Lufthansa Group expects to operate around 40% of pre-crisis capacity across this year after today disclosing an adjusted EBIT loss of €1.1 billion ($1.3 billion) as the pandemic continued to hit traffic in the first quarter.

The 40% capacity projection is at the low end of Lufthansa’s previous 40-50% outlook for the year and reflects the slower than expected lifting of travel restrictions.

Group revenues for the three months ended 31 March of €2.6 billion were 60% down on the same quarter last year – a period only partially affected by the pandemic. Lufthansa’s adjusted EBIT loss though does mark a €100 million improvement on the €1.2 billion it lost in the first quarter of 2020.

Lufthansa Airbus A321neo wing

Source: Lufthansa

Lufthansa Group chief executive Carsten Spohr says: ”Thanks to consistent cost savings, we were nevertheless able to achieve better results than in the previous year. The changes already implemented in the group are showing an effect.

”We will not ease in our efforts to further modernise the Lufthansa Group, to make it leaner, more efficient, and to maintain our position among the world’s leading airlines.”

The group’s operating cash burn during the first quarter averaged €235 million, lower than the €300 million it originally expected. The company attributes this improved performance to better than expected earnings in its logistics and MRO segments.

Monthly average operating cash drain is expected to fall slightly to €200 million in the second quarter.

Lufthansa Group flew 21% capacity of pre-crisis levels during the first quarter. It carried 3 million passengers during that period, just 10% of 2019 levels, and seat load factor fell by 33 percentage points to 45%.

While the airline sees only a slow pick-up in travel demand during the second quarter because of travel restrictions remaining in place, it is optimistic of a recovery in the second half.

”The longer the crisis lasts, the greater people’s desire to travel again becomes,” says Spohr. ”We know that bookings shoot up wherever restrictions are loosened and travel becomes possible again.

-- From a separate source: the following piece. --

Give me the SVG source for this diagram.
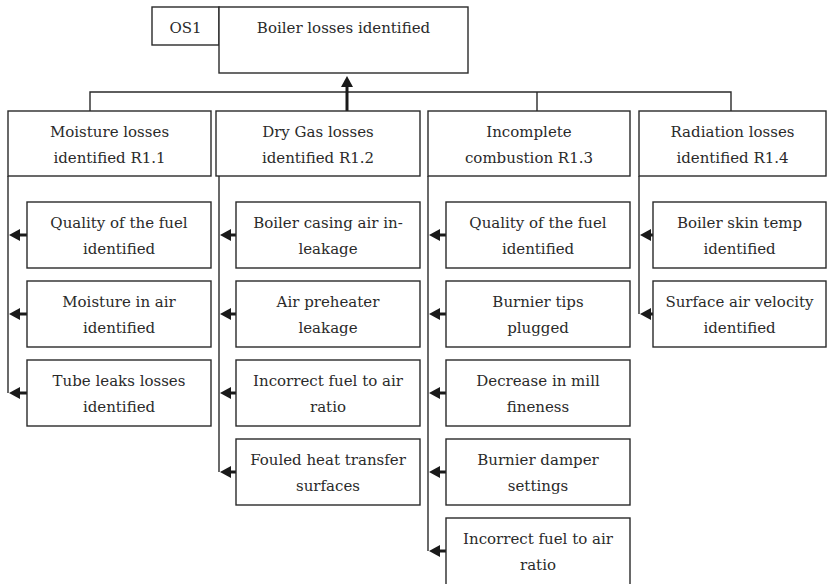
<svg xmlns="http://www.w3.org/2000/svg" width="827" height="584" viewBox="0 0 827 584">
  <style>
    .box { fill: #ffffff; stroke: #2a2a2a; stroke-width: 1.4; }
    .ln { fill: none; stroke: #2a2a2a; stroke-width: 1.4; }
    .arr { fill: none; stroke: #1a1a1a; stroke-width: 3; }
    .lbl { font-family: "DejaVu Serif", "Liberation Serif", serif; font-size: 15px; fill: #2a2a2a; text-anchor: middle; }
  </style>
  <defs>
    <marker id="ah" markerUnits="userSpaceOnUse" markerWidth="12" markerHeight="12" refX="1" refY="6" orient="auto" overflow="visible">
      <path d="M0,0 L11,6 L0,12 z" fill="#1a1a1a"/>
    </marker>
  </defs>
  <rect width="827" height="584" fill="#ffffff"/>

  <!-- connectors -->
  <g id="connectors">
    <path class="ln" d="M90,111 V92 H731 V111 M537,92 V111"/>
    <line class="arr" x1="347" y1="111" x2="347" y2="86" marker-end="url(#ah)"/>
    <!-- spines -->
    <line class="ln" x1="8" y1="176" x2="8" y2="393"/>
    <line class="ln" x1="219" y1="176" x2="219" y2="472"/>
    <line class="ln" x1="428" y1="176" x2="428" y2="551"/>
    <line class="ln" x1="639" y1="176" x2="639" y2="314"/>
    <!-- column 1 -->
    <line class="arr" x1="28" y1="235" x2="19" y2="235" marker-end="url(#ah)"/>
    <line class="arr" x1="28" y1="314" x2="19" y2="314" marker-end="url(#ah)"/>
    <line class="arr" x1="28" y1="393" x2="19" y2="393" marker-end="url(#ah)"/>
    <!-- column 2 -->
    <line class="arr" x1="237" y1="235" x2="230" y2="235" marker-end="url(#ah)"/>
    <line class="arr" x1="237" y1="314" x2="230" y2="314" marker-end="url(#ah)"/>
    <line class="arr" x1="237" y1="393" x2="230" y2="393" marker-end="url(#ah)"/>
    <line class="arr" x1="237" y1="472" x2="230" y2="472" marker-end="url(#ah)"/>
    <!-- column 3 -->
    <line class="arr" x1="447" y1="235" x2="439" y2="235" marker-end="url(#ah)"/>
    <line class="arr" x1="447" y1="314" x2="439" y2="314" marker-end="url(#ah)"/>
    <line class="arr" x1="447" y1="393" x2="439" y2="393" marker-end="url(#ah)"/>
    <line class="arr" x1="447" y1="472" x2="439" y2="472" marker-end="url(#ah)"/>
    <line class="arr" x1="447" y1="551" x2="439" y2="551" marker-end="url(#ah)"/>
    <!-- column 4 -->
    <line class="arr" x1="654" y1="235" x2="650" y2="235" marker-end="url(#ah)"/>
    <line class="arr" x1="654" y1="314" x2="650" y2="314" marker-end="url(#ah)"/>
  </g>

  <!-- top -->
  <g id="os1">
    <rect class="box" x="152" y="7" width="67" height="38"/>
    <text class="lbl" x="185.5" y="33">OS1</text>
  </g>
  <g id="boiler-losses">
    <rect class="box" x="219" y="7" width="249" height="66"/>
    <text class="lbl" x="343.5" y="33">Boiler losses identified</text>
  </g>

  <!-- level 2 -->
  <g id="r1-1">
    <rect class="box" x="8" y="111" width="203" height="65"/>
    <text class="lbl" x="109.5" y="137">Moisture losses</text>
    <text class="lbl" x="109.5" y="163">identified R1.1</text>
  </g>
  <g id="r1-2">
    <rect class="box" x="216" y="111" width="204" height="65"/>
    <text class="lbl" x="318" y="137">Dry Gas losses</text>
    <text class="lbl" x="318" y="163">identified R1.2</text>
  </g>
  <g id="r1-3">
    <rect class="box" x="428" y="111" width="202" height="65"/>
    <text class="lbl" x="529" y="137">Incomplete</text>
    <text class="lbl" x="529" y="163">combustion R1.3</text>
  </g>
  <g id="r1-4">
    <rect class="box" x="639" y="111" width="187" height="65"/>
    <text class="lbl" x="732.5" y="137">Radiation losses</text>
    <text class="lbl" x="732.5" y="163">identified R1.4</text>
  </g>

  <!-- column 1 children -->
  <g id="c1-fuel">
    <rect class="box" x="27" y="202" width="184" height="66"/>
    <text class="lbl" x="119" y="228">Quality of the fuel</text>
    <text class="lbl" x="119" y="254">identified</text>
  </g>
  <g id="c1-moisture">
    <rect class="box" x="27" y="281" width="184" height="66"/>
    <text class="lbl" x="119" y="307">Moisture in air</text>
    <text class="lbl" x="119" y="333">identified</text>
  </g>
  <g id="c1-tube">
    <rect class="box" x="27" y="360" width="184" height="66"/>
    <text class="lbl" x="119" y="386">Tube leaks losses</text>
    <text class="lbl" x="119" y="412">identified</text>
  </g>

  <!-- column 2 children -->
  <g id="c2-casing">
    <rect class="box" x="236" y="202" width="184" height="66"/>
    <text class="lbl" x="328" y="228">Boiler casing air in-</text>
    <text class="lbl" x="328" y="254">leakage</text>
  </g>
  <g id="c2-preheater">
    <rect class="box" x="236" y="281" width="184" height="66"/>
    <text class="lbl" x="328" y="307">Air preheater</text>
    <text class="lbl" x="328" y="333">leakage</text>
  </g>
  <g id="c2-ratio">
    <rect class="box" x="236" y="360" width="184" height="66"/>
    <text class="lbl" x="328" y="386">Incorrect fuel to air</text>
    <text class="lbl" x="328" y="412">ratio</text>
  </g>
  <g id="c2-fouled">
    <rect class="box" x="236" y="439" width="184" height="66"/>
    <text class="lbl" x="328" y="465">Fouled heat transfer</text>
    <text class="lbl" x="328" y="491">surfaces</text>
  </g>

  <!-- column 3 children -->
  <g id="c3-fuel">
    <rect class="box" x="446" y="202" width="184" height="66"/>
    <text class="lbl" x="538" y="228">Quality of the fuel</text>
    <text class="lbl" x="538" y="254">identified</text>
  </g>
  <g id="c3-tips">
    <rect class="box" x="446" y="281" width="184" height="66"/>
    <text class="lbl" x="538" y="307">Burnier tips</text>
    <text class="lbl" x="538" y="333">plugged</text>
  </g>
  <g id="c3-mill">
    <rect class="box" x="446" y="360" width="184" height="66"/>
    <text class="lbl" x="538" y="386">Decrease in mill</text>
    <text class="lbl" x="538" y="412">fineness</text>
  </g>
  <g id="c3-damper">
    <rect class="box" x="446" y="439" width="184" height="66"/>
    <text class="lbl" x="538" y="465">Burnier damper</text>
    <text class="lbl" x="538" y="491">settings</text>
  </g>
  <g id="c3-ratio">
    <rect class="box" x="446" y="518" width="184" height="70"/>
    <text class="lbl" x="538" y="544">Incorrect fuel to air</text>
    <text class="lbl" x="538" y="570">ratio</text>
  </g>

  <!-- column 4 children -->
  <g id="c4-skin">
    <rect class="box" x="653" y="202" width="173" height="66"/>
    <text class="lbl" x="739.5" y="228">Boiler skin temp</text>
    <text class="lbl" x="739.5" y="254">identified</text>
  </g>
  <g id="c4-velocity">
    <rect class="box" x="653" y="281" width="173" height="66"/>
    <text class="lbl" x="739.5" y="307">Surface air velocity</text>
    <text class="lbl" x="739.5" y="333">identified</text>
  </g>
</svg>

”Given the foreseeable major advances in vaccination rates, we expect demand to rise sharply from the summer onwards. Encouraging signals, such as the announcement by the EU Commission that it will once again allow vaccinated passengers from the USA to travel to Europe, confirm our confidence.”

The group’s carriers are boosting capacity on leisure routes, where it sees demand returning first, and Lufthansa says it will be able to offer up to 70% of pre-crisis capacity in the short-term when demand returns.